Though I do have to deliver the Birthday Hat to Drake on Saturday. It had been on my shelf for several years till I finally remembered to drop it on Crabes a couple of months ago, then he jammed it in my mailbox on my birthday -- and very nearly destroyed a perfectly good gift bag in the process, earning a rebukeful glare from Mary (I fixed it with some tape!).

And I will probably need to go pick up some take out, because it seems like that's my job.

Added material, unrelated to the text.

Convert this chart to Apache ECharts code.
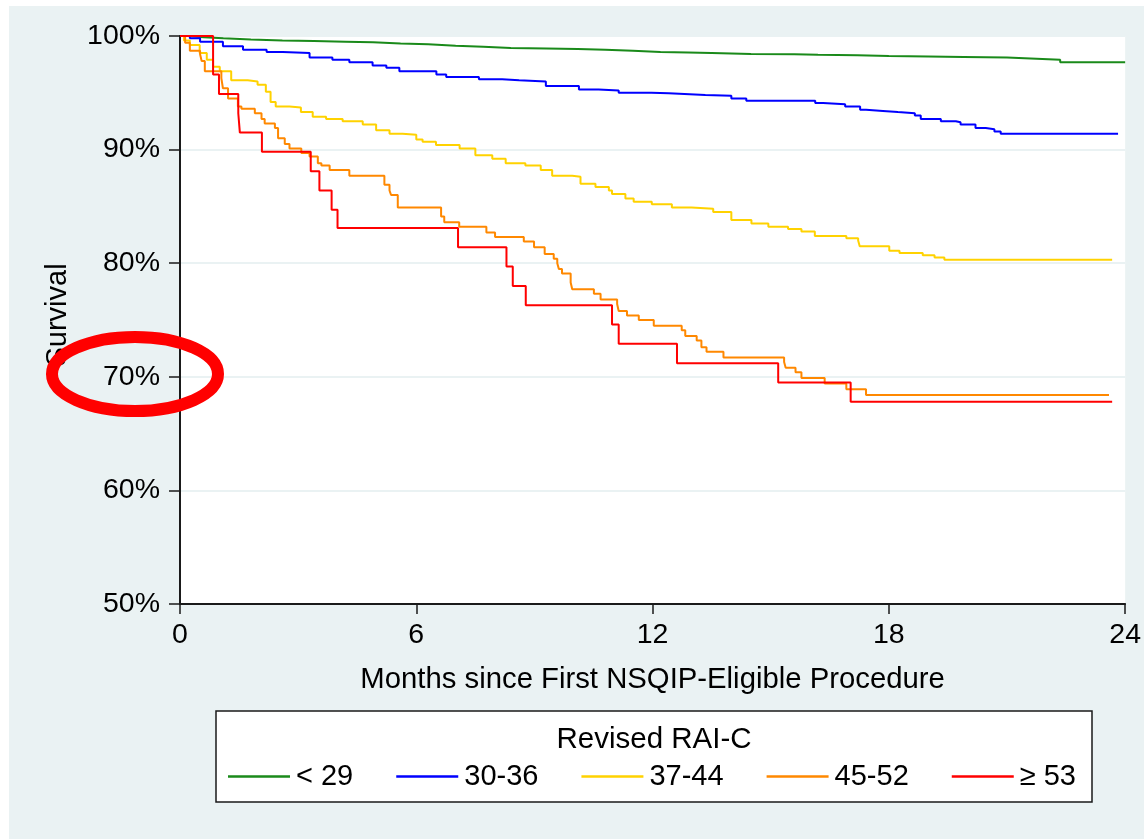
<!DOCTYPE html>
<html>
<head>
<meta charset="utf-8">
<script src="https://cdn.jsdelivr.net/npm/echarts@6/dist/echarts.min.js"></script>
<style>
  html, body { margin: 0; padding: 0; background: #ffffff; }
  #chart { width: 1144px; height: 839px; }
</style>
</head>
<body>
<div id="chart"></div>
<script>
// Kaplan-Meier survival by Revised RAI-C group: [month, survival %] at each step
const groupNames = ['< 29', '30-36', '37-44', '45-52', '≥ 53'];
const groupColors = ['#1a8a1a', '#0000ff', '#ffd200', '#ff8800', '#ff0000'];

const survLt29 = [
  [0, 100], [0.25, 99.9], [0.6, 99.8], [1.1, 99.7], [1.8, 99.6], [2.6, 99.55],
  [3.4, 99.5], [4.2, 99.45], [4.9, 99.35], [5.6, 99.27], [6.3, 99.15], [7.0, 99.05],
  [7.7, 98.95], [8.4, 98.9], [9.3, 98.85], [10.1, 98.8], [10.8, 98.7], [11.5, 98.6],
  [12.2, 98.55], [12.9, 98.5], [13.5, 98.42], [14.5, 98.4], [15.6, 98.35], [16.2, 98.3],
  [17.2, 98.25], [18.0, 98.2], [19.0, 98.15], [19.9, 98.1], [21.0, 97.98], [21.9, 97.9],
  [22.35, 97.7], [24.0, 97.7]
];

const surv30to36 = [
  [0, 100], [0.25, 99.8], [0.51, 99.5], [1.09, 99.1], [1.6, 98.8], [2.2, 98.6],
  [2.61, 98.5], [3.29, 98.1], [3.87, 97.9], [4.3, 97.7], [4.89, 97.4], [5.24, 97.2],
  [5.57, 96.9], [6.51, 96.6], [6.76, 96.4], [7.59, 96.2], [8.18, 96.1], [8.61, 96.0],
  [9.29, 95.6], [10.13, 95.3], [10.63, 95.2], [11.14, 95.0], [11.97, 94.95], [12.41, 94.8],
  [13.34, 94.74], [14.0, 94.5], [14.38, 94.3], [16.13, 94.1], [16.33, 94.0], [16.89, 93.8],
  [17.27, 93.5], [17.42, 93.4], [17.85, 93.3], [18.23, 93.2], [18.66, 93.0], [18.81, 92.7],
  [19.32, 92.5], [19.7, 92.4], [19.82, 92.2], [20.2, 91.9], [20.46, 91.8], [20.68, 91.6],
  [20.84, 91.4], [23.82, 91.4]
];

const surv37to44 = [
  [0, 100], [0.1, 99.6], [0.25, 99.2], [0.5, 98.5], [0.68, 97.9], [0.84, 97.3],
  [1.01, 96.9], [1.3, 96.1], [1.72, 96.0], [1.97, 95.7], [2.18, 95.1], [2.3, 94.2],
  [2.43, 93.8], [2.78, 93.7], [3.07, 93.3], [3.37, 92.9], [3.71, 92.7], [4.13, 92.5],
  [4.64, 92.2], [4.98, 91.7], [5.32, 91.4], [5.65, 91.3], [6.0, 90.9], [6.16, 90.7],
  [6.5, 90.4], [7.1, 90.1], [7.5, 89.5], [7.93, 89.2], [8.27, 88.8], [8.77, 88.6],
  [9.16, 88.2], [9.45, 87.7], [9.96, 87.6], [10.17, 87.0], [10.55, 86.7], [10.89, 86.4],
  [10.97, 86.1], [11.31, 85.7], [11.52, 85.4], [11.98, 85.2], [12.49, 84.9], [12.99, 84.8],
  [13.54, 84.5], [14.0, 83.8], [14.51, 83.5], [14.94, 83.2], [15.44, 83.0], [15.78, 82.8],
  [16.12, 82.4], [16.92, 82.2], [17.22, 82.0], [17.26, 81.5], [18.01, 81.1], [18.27, 80.9],
  [18.86, 80.7], [19.16, 80.5], [19.41, 80.3], [23.67, 80.3]
];

const surv45to52 = [
  [0, 100], [0.13, 99.4], [0.25, 98.7], [0.51, 98.4], [0.55, 97.8], [0.63, 96.9],
  [1.05, 96.3], [1.09, 95.4], [1.22, 94.5], [1.47, 93.8], [1.56, 93.6], [1.9, 93.2],
  [2.07, 92.7], [2.15, 92.3], [2.41, 91.9], [2.49, 91.0], [2.66, 90.5], [2.78, 90.1],
  [3.08, 89.7], [3.29, 89.4], [3.5, 88.8], [3.59, 88.6], [3.8, 88.2], [4.3, 87.7],
  [5.19, 86.9], [5.32, 86.4], [5.36, 86.0], [5.53, 84.9], [6.63, 84.1], [6.71, 83.6],
  [7.09, 83.2], [7.78, 82.7], [8.0, 82.3], [8.73, 81.9], [8.99, 81.4], [9.26, 80.8],
  [9.49, 80.4], [9.58, 80.0], [9.62, 79.5], [9.7, 79.1], [9.92, 78.3], [9.96, 77.7],
  [10.51, 77.3], [10.68, 76.8], [11.1, 76.4], [11.14, 75.8], [11.35, 75.4], [11.65, 75.0],
  [12.03, 74.5], [12.74, 74.1], [12.83, 73.6], [13.12, 73.2], [13.24, 72.6], [13.37, 72.2],
  [13.8, 71.7], [15.34, 71.3], [15.38, 70.8], [15.63, 70.4], [15.78, 69.9], [16.37, 69.4],
  [16.92, 68.9], [17.42, 68.4], [23.59, 68.4]
];

const survGe53 = [
  [0, 100], [0.84, 96.6], [0.99, 94.9], [1.48, 93.2], [1.52, 91.5], [2.08, 89.8],
  [3.32, 88.1], [3.54, 86.4], [3.85, 84.7], [4.0, 83.1], [7.06, 81.4], [8.29, 79.7],
  [8.45, 78.0], [8.78, 76.3], [10.97, 74.6], [11.14, 72.9], [12.62, 71.2], [15.19, 69.5],
  [17.03, 67.8], [23.67, 67.8]
];

const monthTicks = [0, 6, 12, 18, 24];
const survivalTicks = [50, 60, 70, 80, 90, 100];

const groupData = [survLt29, surv30to36, surv37to44, surv45to52, survGe53];

const FONT = '"Liberation Sans", Arial, Helvetica, sans-serif';
const chart = echarts.init(document.getElementById('chart'), null, { renderer: 'canvas' });

chart.setOption({
  animation: false,
  backgroundColor: '#eaf2f3',
  grid: {
    left: 180, top: 36, right: 16, bottom: 235,
    show: true, backgroundColor: '#ffffff', borderWidth: 0
  },
  xAxis: {
    type: 'value',
    min: monthTicks[0], max: monthTicks[monthTicks.length - 1], interval: 6,
    name: 'Months since First NSQIP-Eligible Procedure',
    nameLocation: 'middle', nameGap: 61,
    nameTextStyle: { fontFamily: FONT, fontSize: 29.3, color: '#000' },
    axisLine: { show: true, onZero: false, lineStyle: { color: '#1a1a1a', width: 2 } },
    axisTick: { show: true, length: 10, lineStyle: { color: '#1a1a1a', width: 1.5 } },
    axisLabel: { fontFamily: FONT, fontSize: 28.5, color: '#000', margin: 17 },
    splitLine: { show: false }
  },
  yAxis: {
    type: 'value',
    min: survivalTicks[0], max: survivalTicks[survivalTicks.length - 1], interval: 10,
    axisLine: { show: true, onZero: false, lineStyle: { color: '#1a1a1a', width: 2 } },
    axisTick: { show: true, length: 11, lineStyle: { color: '#1a1a1a', width: 1.5 } },
    axisLabel: { fontFamily: FONT, fontSize: 28.5, color: '#000', margin: 20, formatter: '{value}%' },
    splitLine: { show: true, lineStyle: { color: '#eaf2f3', width: 2 } }
  },
  legend: {
    data: groupNames,
    left: 228, top: 762,
    orient: 'horizontal',
    padding: 0,
    itemGap: 43,
    itemWidth: 62, itemHeight: 2.5,
    icon: 'rect',
    textStyle: { fontFamily: FONT, fontSize: 29, color: '#000', padding: [0, 0, 0, 1] },
    z: 10
  },
  graphic: [
    // white margin at the top and left edges
    { type: 'rect', shape: { x: 0, y: 0, width: 1144, height: 6 }, style: { fill: '#ffffff' }, silent: true },
    { type: 'rect', shape: { x: 0, y: 0, width: 9, height: 839 }, style: { fill: '#ffffff' }, silent: true },
    // legend frame and title
    { type: 'rect', z: 1, shape: { x: 216, y: 711, width: 876, height: 91 },
      style: { fill: '#ffffff', stroke: '#1a1a1a', lineWidth: 1.5 } },
    { type: 'text', z: 2, x: 654, y: 740,
      style: { text: 'Revised RAI-C', font: '29.5px ' + FONT, fill: '#000', align: 'center', verticalAlign: 'middle' } },
    // y-axis title
    { type: 'text', z: 2, x: 58, y: 315, rotation: Math.PI / 2,
      style: { text: 'Survival', font: '29px ' + FONT, fill: '#000', align: 'center', verticalAlign: 'middle' } },
    // hand-drawn highlight round the 70% label
    { type: 'ellipse', z: 100, shape: { cx: 135, cy: 374, rx: 83, ry: 37 },
      style: { fill: 'none', stroke: '#ff0000', lineWidth: 12 } }
  ],
  series: groupNames.map((name, i) => ({
    name: name,
    type: 'line',
    step: 'end',
    data: groupData[i],
    showSymbol: false,
    symbol: 'none',
    clip: false,
    color: groupColors[i],
    lineStyle: { color: groupColors[i], width: 2 },
    z: 2 + i
  }))
});
</script>
</body>
</html>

Just finished James McBride's The Color of Water, his memoir growing up in Brooklyn and Queens in the 60s-70s as the son of a Jewish woman and a black man. Really it's his mom's memoir too, though he clearly wrote that in conversation with her, and her story is the more remarkable of the two, how she grew up Jewish in a small town in the South, the daughter of a complete asshole and a mom who spoke only Yiddish, but then fell in love with a series of black men (the southern gentiles wouldn't look at her) and ended up living her life almost entirely in African-American communities in New York. This book was a great lockdown pick-up, because I was reading a review of a newer novel of his in an old New Yorker I had archived on my chest of drawers (as is my practice). I was just about to recycle the thing, then I read the review and it referenced this older book and I was like "wait, I bought a used copy of that at Flyleaf." So I looked on my shelf, found it, and read it. Proof yet again that one's shelves are the greatest stores of wealth.